Accordingly, a broad understanding of actual damage must be carried out at the earliest stage possible. Remote sensing may be said to be one powerful technology for this purpose. The fact is, however, that there are limits to the ability to obtain images at the necessary times and in the required areas from remote sensing using earth observation satellites, because the satellites' recurrent periods are fixed, which presents problems when trying to use such satellites to assess damage during the early stages of a disaster.

Optical sensors, moreover, cannot be used when the target region is covered by clouds. Because of the inverse relationship between the degree of resolution and the number of recurrent days of a satellite returns to the same orbit, the use of high-resolution satellites is particularly limited.

In situations where a broad-range of damage conditions must be understood, however, even if the necessary information in the initial stages is not in detail but is merely general information, it can serve a useful purpose for decision-making at the national level in particular. From this point of view, there will also be situations in which satellites having current capabilities of resolution will be adequate.

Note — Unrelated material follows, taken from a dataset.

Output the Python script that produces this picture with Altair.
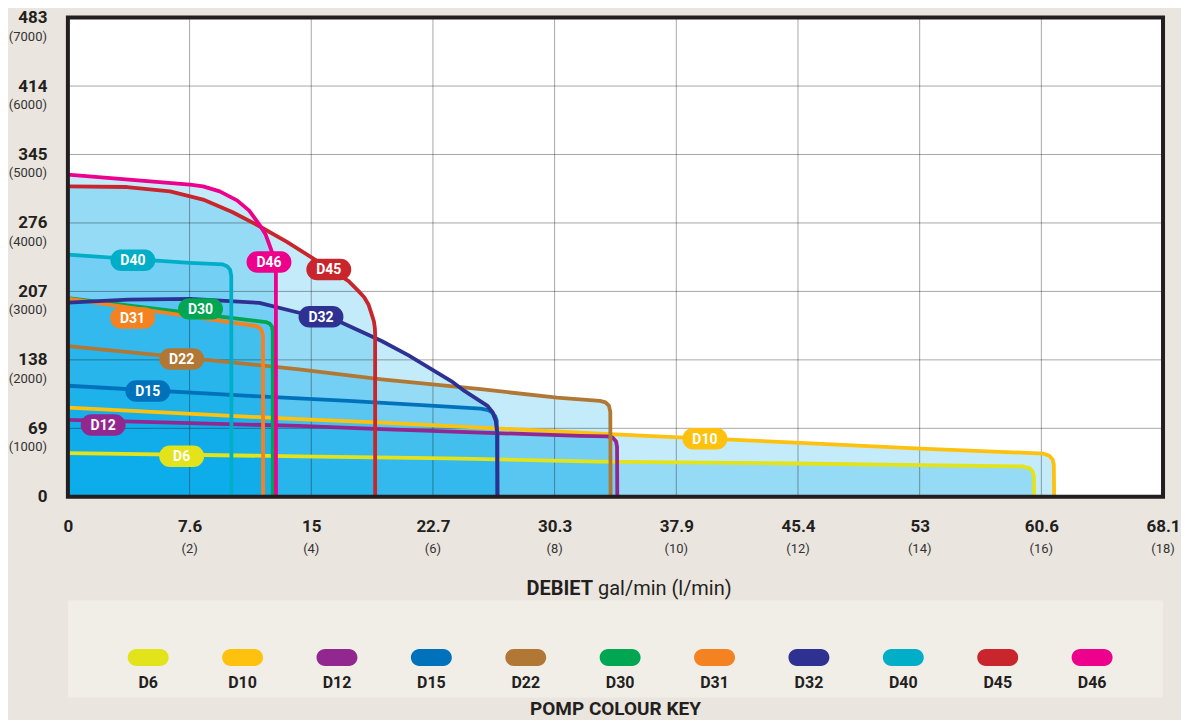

In any event, by using multiple satellites, including satellite equipped with SAR that have been launched or are in the planning stages for launch by various countries in recent years, the problems of recurrent period and resolution have been greatly reduced.

5. Sources

Matsuoka M. and Yamazaki F.: Characteristics of Satellite SAR Images of Areas Damaged by the Earthquake in Kocaeli, Turkey, Proceedings of the Second Real-Time Earthquake Disaster Prevention Symposium, pp. 165-168, 2000 (in Japanese).